Les organes, végétaux et autres petits êtres hybrides accueillent un certain nombre d'opérations qui viennent modifier leurs anatomies au moyen de perles chatoyantes et colorées, de fils dorés. À l'instar de la pratique japonaise du kintsugi (consistant à réparer de la vaisselle cassée avec de l'or, la suture étant volontairement visible), Élodie Derache intervient sur ses sculptures comme pour en prendre soin, les réparer, les magnifier. L'ornementation, souvent foisonnante, confère à la sculpture une dimension précieuse, voire luxueuse. Il s'agit ici de réunir plusieurs pratiques a priori très éloignées : les pratiques textiles populaires avec l'univers de la haute-couture et de la joaillerie. L'intention est de faire de notre corps un bijou afin de « révéler le précieux qui est à l'intérieur », nous dit l'artiste.

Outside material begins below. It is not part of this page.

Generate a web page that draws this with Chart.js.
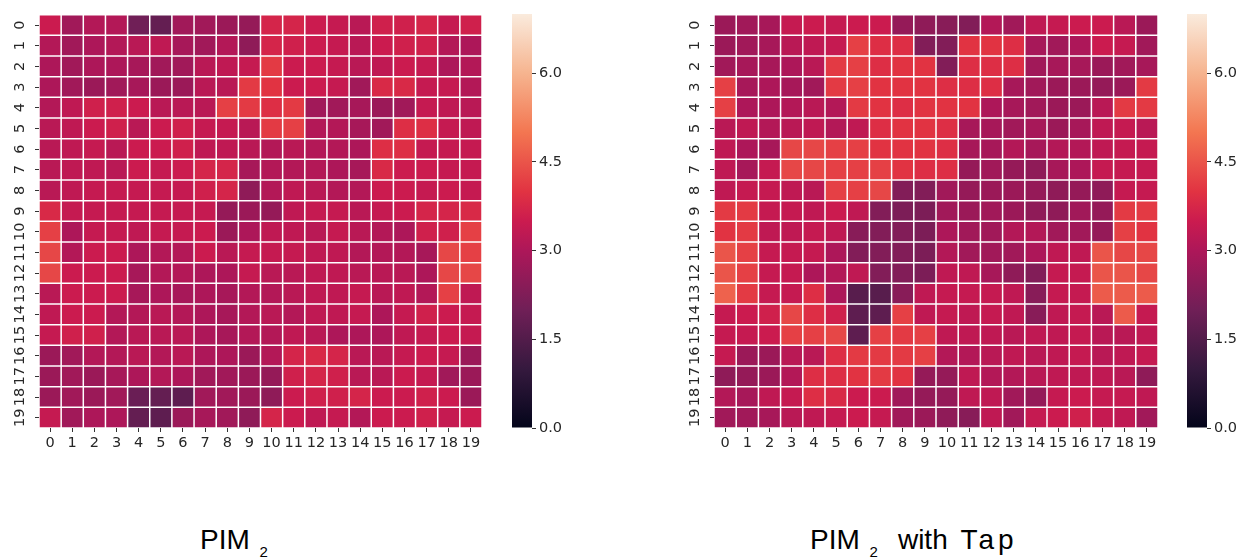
<!DOCTYPE html>
<html><head><meta charset="utf-8">
<script src="https://cdn.jsdelivr.net/npm/chart.js@4.4.1/dist/chart.umd.min.js"></script>
<style>
html,body{margin:0;padding:0;background:#fff;width:1246px;height:560px;overflow:hidden;}
canvas{position:absolute;}
.title{position:absolute;font-family:"Liberation Sans",Arial,sans-serif;font-size:28px;line-height:32px;color:#000;white-space:pre;}
.title .sub{font-size:15px;position:relative;top:8px;margin-left:2px;}
.title .rest{margin-left:20px;word-spacing:5px;}
.title .tap{letter-spacing:4px;}
</style></head><body>
<canvas id="h1" width="495" height="470" style="left:0;top:0"></canvas>
<canvas id="c1" width="90" height="440" style="left:495px;top:0"></canvas>
<canvas id="h2" width="495" height="470" style="left:675px;top:0"></canvas>
<canvas id="c2" width="76" height="440" style="left:1170px;top:0"></canvas>
<div class="title" style="left:200px;top:524px">PIM <span class="sub">2</span></div>
<div class="title" style="left:810px;top:524px">PIM <span class="sub">2</span><span class="rest">with <span class="tap">Tap</span></span></div>
<script>
const xLabels = ['0','1','2','3','4','5','6','7','8','9','10','11','12','13','14','15','16','17','18','19'];
const yLabels = ['0','1','2','3','4','5','6','7','8','9','10','11','12','13','14','15','16','17','18','19'];
const colorbarTicks = [0, 1.5, 3.0, 4.5, 6.0];
const vmin = 0, vmax = 7.0;

const pim2Values = [
 [3.5,2.8,3.1,3.1,2.0,1.8,2.8,2.8,2.7,2.6,3.7,3.7,3.5,3.4,3.2,3.6,3.6,3.7,3.4,3.6],
 [3.1,2.8,3.0,3.1,3.2,3.3,2.9,2.8,3.1,2.5,3.7,3.6,3.5,3.4,3.2,3.5,3.6,3.6,3.1,3.0],
 [3.0,2.8,3.0,3.0,2.9,2.8,2.8,3.2,3.3,3.4,4.1,3.5,3.5,3.4,3.2,3.3,3.5,3.4,3.0,3.1],
 [3.0,2.8,2.7,2.8,2.9,2.7,2.7,3.2,3.2,4.1,4.0,3.5,3.5,3.4,2.8,3.8,3.8,3.4,3.4,3.1],
 [3.1,3.3,3.6,3.6,3.5,3.2,3.2,3.2,4.2,4.1,3.9,4.1,2.8,2.8,2.9,2.7,2.8,3.4,3.3,3.2],
 [3.2,3.3,3.5,3.6,3.2,3.5,3.6,3.4,3.4,3.2,4.1,4.2,3.1,3.1,2.9,2.8,3.9,3.9,3.4,3.3],
 [3.2,3.3,3.4,3.2,3.5,3.5,3.6,3.3,3.3,3.2,3.1,3.2,3.1,3.1,3.0,3.9,3.9,3.4,3.4,3.4],
 [3.2,3.3,3.3,3.2,3.5,3.4,3.5,3.7,3.7,2.9,3.1,3.1,3.1,3.0,2.9,3.8,3.5,3.5,3.4,3.4],
 [3.2,3.3,3.4,3.4,3.4,3.4,3.4,3.6,3.7,2.5,3.1,3.3,3.2,3.1,3.1,3.5,3.5,3.4,3.5,3.4],
 [3.8,3.4,3.4,3.4,3.4,3.4,3.4,3.4,2.6,2.7,2.6,3.3,3.4,3.4,3.2,3.4,3.5,3.7,3.7,3.8],
 [4.2,3.0,3.4,3.4,3.3,3.4,3.4,3.5,2.7,3.0,3.3,3.3,3.2,3.4,3.2,3.1,3.0,3.6,3.6,4.2],
 [4.3,3.1,3.5,3.5,3.0,3.1,3.1,3.5,3.2,3.4,3.4,3.4,3.3,3.3,3.1,3.1,3.1,2.9,4.3,4.2],
 [4.3,3.5,3.5,3.5,2.9,3.1,3.1,3.0,3.0,3.4,3.2,3.2,3.3,3.3,3.2,3.2,3.2,3.0,4.3,4.3],
 [3.2,3.5,3.5,3.5,2.9,3.0,2.9,3.0,2.9,3.1,3.1,3.2,3.3,3.3,3.4,3.2,3.3,3.1,4.2,3.3],
 [3.3,3.5,3.5,3.1,3.1,3.2,3.1,3.0,2.9,3.1,3.2,3.1,3.3,3.3,3.4,3.0,3.4,3.6,3.5,3.4],
 [3.4,3.6,3.6,3.1,3.2,3.2,3.2,3.0,2.9,3.1,3.1,3.3,3.2,3.0,3.0,3.0,3.3,3.4,3.5,3.4],
 [2.7,2.8,3.1,3.1,3.2,3.1,3.2,3.0,3.0,2.7,3.1,3.7,3.8,3.7,3.2,3.2,3.4,3.5,3.4,2.7],
 [2.7,2.8,2.7,2.9,3.0,3.1,3.0,2.8,2.8,2.7,2.6,3.6,3.7,3.6,3.2,3.2,3.5,3.4,2.8,2.7],
 [2.7,2.8,2.7,2.8,1.9,1.8,1.7,2.8,2.8,2.7,2.5,3.5,3.6,3.6,3.7,3.5,3.5,3.6,3.5,2.7],
 [3.4,2.8,3.0,3.0,1.8,1.7,2.7,2.9,2.8,2.5,3.7,3.5,3.3,3.4,3.1,3.5,3.5,3.6,3.4,3.5]
];

const pim2TapValues = [
 [2.7,2.8,2.9,3.4,3.5,3.4,3.5,3.5,2.6,2.5,2.4,2.3,3.1,2.8,3.3,3.4,3.5,3.5,3.2,2.7],
 [2.7,2.8,2.9,3.2,3.3,3.4,4.2,3.9,3.9,2.3,2.3,4.0,4.0,3.9,2.9,2.8,3.0,3.5,3.4,2.8],
 [2.8,2.9,2.9,3.0,3.2,4.1,4.2,3.9,4.0,4.0,2.3,3.9,3.9,3.9,2.8,2.9,2.9,2.7,2.8,2.9],
 [4.2,2.9,3.0,2.9,2.8,4.1,4.2,4.0,4.0,4.0,3.9,3.9,3.9,2.9,2.8,2.7,2.7,2.6,2.7,4.1],
 [4.2,3.0,3.0,3.1,3.2,3.1,4.1,4.0,3.9,4.0,4.0,4.0,3.0,2.9,2.8,2.7,2.7,3.2,4.1,4.1],
 [3.2,3.3,3.1,3.2,3.3,3.1,3.3,3.9,4.0,4.0,3.9,2.9,2.9,2.8,2.9,2.7,2.9,3.3,3.4,3.2],
 [3.3,3.0,2.9,4.3,4.3,4.2,4.2,4.0,4.0,4.0,3.9,2.9,2.9,3.1,2.9,3.1,3.1,3.3,3.4,3.4],
 [3.3,2.9,3.4,4.3,4.3,4.2,4.2,4.2,4.0,3.9,3.9,2.6,2.8,2.6,2.5,2.9,3.0,3.4,3.4,3.4],
 [3.3,3.4,3.4,3.3,3.2,4.2,4.2,4.3,2.3,2.3,2.8,2.6,2.7,2.7,2.6,2.5,2.6,2.5,3.4,3.4],
 [4.1,4.1,3.4,3.4,3.3,3.5,3.3,2.3,2.2,2.2,2.8,2.7,2.8,2.7,2.5,2.5,2.8,2.6,4.1,4.1],
 [4.0,4.1,3.3,3.3,3.4,3.3,2.4,2.3,2.3,2.2,3.0,2.8,2.8,3.1,3.1,2.8,2.8,2.6,4.2,4.0],
 [4.5,4.2,3.4,3.4,3.4,3.0,2.3,2.3,2.3,2.2,3.1,2.8,2.8,2.8,3.0,3.3,3.3,4.5,4.3,4.3],
 [4.5,4.2,3.4,3.4,3.0,3.1,3.3,2.3,2.3,2.2,3.3,3.3,2.9,2.5,2.3,3.4,3.4,4.5,4.5,4.3],
 [4.7,4.1,3.4,3.4,3.9,3.0,1.6,1.6,2.4,3.3,3.4,3.4,3.4,3.3,2.4,3.4,3.4,4.6,4.6,4.6],
 [3.4,3.5,3.6,4.3,3.9,3.6,1.7,1.7,4.2,3.3,3.4,3.3,3.4,3.3,2.4,3.3,3.4,3.2,4.6,3.4],
 [3.4,3.4,3.5,4.2,4.2,4.3,1.7,4.2,4.1,4.2,3.3,3.3,3.3,3.2,3.3,3.3,3.4,3.2,3.2,3.3],
 [3.4,2.7,2.7,3.2,3.2,3.9,4.1,4.1,4.1,4.2,3.1,3.1,3.2,3.3,3.2,3.3,3.4,3.2,3.3,3.4],
 [2.5,2.6,2.7,3.1,3.9,3.9,4.0,4.1,4.0,2.6,2.6,3.3,3.1,3.1,3.2,3.3,3.3,3.3,3.2,2.5],
 [3.1,2.9,3.3,3.4,3.9,3.8,3.5,3.5,2.8,2.6,2.6,3.3,3.3,2.8,2.6,3.4,3.5,3.4,3.4,3.3],
 [2.8,2.8,2.9,3.2,3.3,3.4,3.5,3.4,2.8,2.7,2.5,2.4,3.3,2.8,3.4,3.5,3.6,3.4,3.3,2.8]
];

// seaborn "rocket" colormap stops
const rocketStops = [[0,'#03051a'],[1/7,'#35193e'],[2/7,'#701f57'],[3/7,'#ad1759'],[0.5,'#cb1b4f'],[4/7,'#e13342'],[5/7,'#f37651'],[6/7,'#f6b48f'],[1,'#faebdd']];
function hexRgb(h){return [parseInt(h.slice(1,3),16),parseInt(h.slice(3,5),16),parseInt(h.slice(5,7),16)];}
function rocket(t){
  t = Math.max(0, Math.min(1, t));
  for (let i = 1; i < rocketStops.length; i++) {
    const [t1, c1] = rocketStops[i];
    if (t <= t1) {
      const [t0, c0] = rocketStops[i-1];
      const f = (t - t0) / (t1 - t0);
      const a = hexRgb(c0), b = hexRgb(c1);
      return 'rgb(' + a.map((v,k)=>Math.round(v + (b[k]-v)*f)).join(',') + ')';
    }
  }
  return rocketStops[rocketStops.length-1][1];
}

const tickFont = {family:'"DejaVu Sans", sans-serif', size:14.5};
const textColor = '#262626';

function heatmap(id, values, rightPad){
  const datasets = values.map((row, r) => ({
    data: row.map(() => [r, r + 1]),
    backgroundColor: row.map(v => rocket((v - vmin) / (vmax - vmin))),
    borderColor: '#ffffff',
    borderWidth: 0.75,
    borderSkipped: false,
    barPercentage: 1,
    categoryPercentage: 1,
    grouped: false,
    inflateAmount: 0
  }));
  new Chart(document.getElementById(id), {
    type: 'bar',
    data: {labels: xLabels, datasets},
    options: {
      responsive: false, animation: false, devicePixelRatio: 1,
      layout: {padding: {left: 0, top: 14, right: rightPad, bottom: 0}},
      plugins: {legend: {display: false}, tooltip: {enabled: false}},
      scales: {
        x: {
          type: 'category', offset: true,
          grid: {offset: false, drawOnChartArea: false, drawTicks: true, tickLength: 4, color: '#333'},
          border: {display: false},
          ticks: {color: textColor, font: tickFont, padding: 3, autoSkip: false, minRotation: 0, maxRotation: 0},
          afterFit: s => { s.height = 42; }
        },
        y: {
          type: 'linear', min: 0, max: 20, reverse: true,
          afterBuildTicks: s => { s.ticks = yLabels.map((l, i) => ({value: i + 0.5})); },
          grid: {drawOnChartArea: false, drawTicks: true, tickLength: 4, color: '#333'},
          border: {display: false},
          ticks: {callback: (v, i) => yLabels[i], autoSkip: false, minRotation: 90, maxRotation: 90, crossAlign: 'center', padding: 6, color: textColor, font: tickFont},
          afterFit: s => { s.width = 39; }
        }
      }
    }
  });
}

function colorbar(id, axisWidth){
  new Chart(document.getElementById(id), {
    type: 'bar',
    data: {labels: [''], datasets: [{
      data: [[vmin, vmax]],
      backgroundColor: ctx => {
        const a = ctx.chart.chartArea;
        if (!a) return '#ad1759';
        const g = ctx.chart.ctx.createLinearGradient(0, a.bottom, 0, a.top);
        rocketStops.forEach(([t, c]) => g.addColorStop(t, c));
        return g;
      },
      borderWidth: 0, barPercentage: 1, categoryPercentage: 1, inflateAmount: 0
    }]},
    options: {
      responsive: false, animation: false, devicePixelRatio: 1,
      layout: {padding: {left: 17, top: 14, right: 0, bottom: 12}},
      plugins: {legend: {display: false}, tooltip: {enabled: false}},
      scales: {
        x: {display: false},
        y: {
          position: 'right', min: vmin, max: vmax,
          afterBuildTicks: s => { s.ticks = colorbarTicks.map(v => ({value: v})); },
          grid: {drawOnChartArea: false, drawTicks: true, tickLength: 4, color: '#333'},
          border: {display: false},
          ticks: {callback: v => v.toFixed(1), color: textColor, font: tickFont, padding: 3},
          afterFit: s => { s.width = axisWidth; }
        }
      }
    }
  });
}

heatmap('h1', pim2Values, 13);
colorbar('c1', 53);
heatmap('h2', pim2TapValues, 12);
colorbar('c2', 39);
</script>
</body></html>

Transformer / se métamorphoser / (se) relier
Comme en témoigne les titres des œuvres (Mutations, Cristallisation, Conservation, Prolifération, Consolidation…), ce n'est pas tant la forme finalisée qui est en jeu que son processus, son potentiel de métamorphose. Il s'agit ici de partir de dysfonctionnements, d'imperfections, de fêlures et de fragilités pour mieux explorer leur rémission, leur résilience et leur vitalité. Face aux œuvres d'Élodie Derache, nous serions comme devant un arrêt sur image d'un processus en cours, que nous pourrions imaginer se prolonger à l'infini. À l'image de la reconstitution naturelle d'un tissu ou de cellules du corps après une blessure ou une opération, l'artiste devient tisseuse du vivant et réparatrice. De manière poétique, elle reprend comme mode opératoire quatre principes fondamentaux de chirurgie datant de la Renaissance : la synthèse (relier ce qui est cassé), la diérèse (diviser ce qui est unique), l'exérèse (extraire) et la prothèse (remplacer, restaurer). Les pièces, pour une partie d'entre elles, ne sont pas figées de toute éternité, elles évoluent et peuvent prendre plusieurs formes successives. Cette dimension mobile et évolutive s'incarne particulière dans Mutations, œuvre monumentale en suspension entreprise depuis 2007, qui a connu plusieurs états au gré de fusions, greffes et ablations successives. Cette pièce, comme les bijoux ou d'autres sculptures de dimensions moindres (Jaseran, Sans titre…), est également pensée pour être portée à même le corps, notamment dans le cadre de performances. La sculpture devient une extension physique ou symbolique du corps : un parement, une protection qui modifie notre anatomie, notre psyché et nos émotions. De manière joyeuse et pétillante, les créations d'Élodie Derache célèbrent la liberté et notre potentiel de transformation au sein du monde.

« tout artefact est un prolongement de la volonté de faire-maison, du désir de transformer le monde pour pouvoir l'habiter : chaque fois que nous manipulons la matière nous cherchons à domestiquer le monde, à la transformer en notre maison et inversement à nous laisser communiquer par lui. »**

Notre corps est une maison dont il faut prendre soin. La démarche de l'artiste s'annonce comme une entreprise optimiste de réappropriation de notre anatomie (physique, psychique, émotionnelle) qui n'est pas uniquement individuelle mais aussi collective. Se relier à soi et aux autres, et ce pour « habiter pleinement son corps », cet étranger au potentiel insoupçonné…

Henri Duhamel (mars 2023)

* Louise Desbrusses, Le corps est-il soluble dans l'écrit ?, Pulsar, 2018, p. 15.
** Emanuele Coccia, Philosophie de la maison. L'espace domestique et le bonheur, Payot & Rivages, p. 123.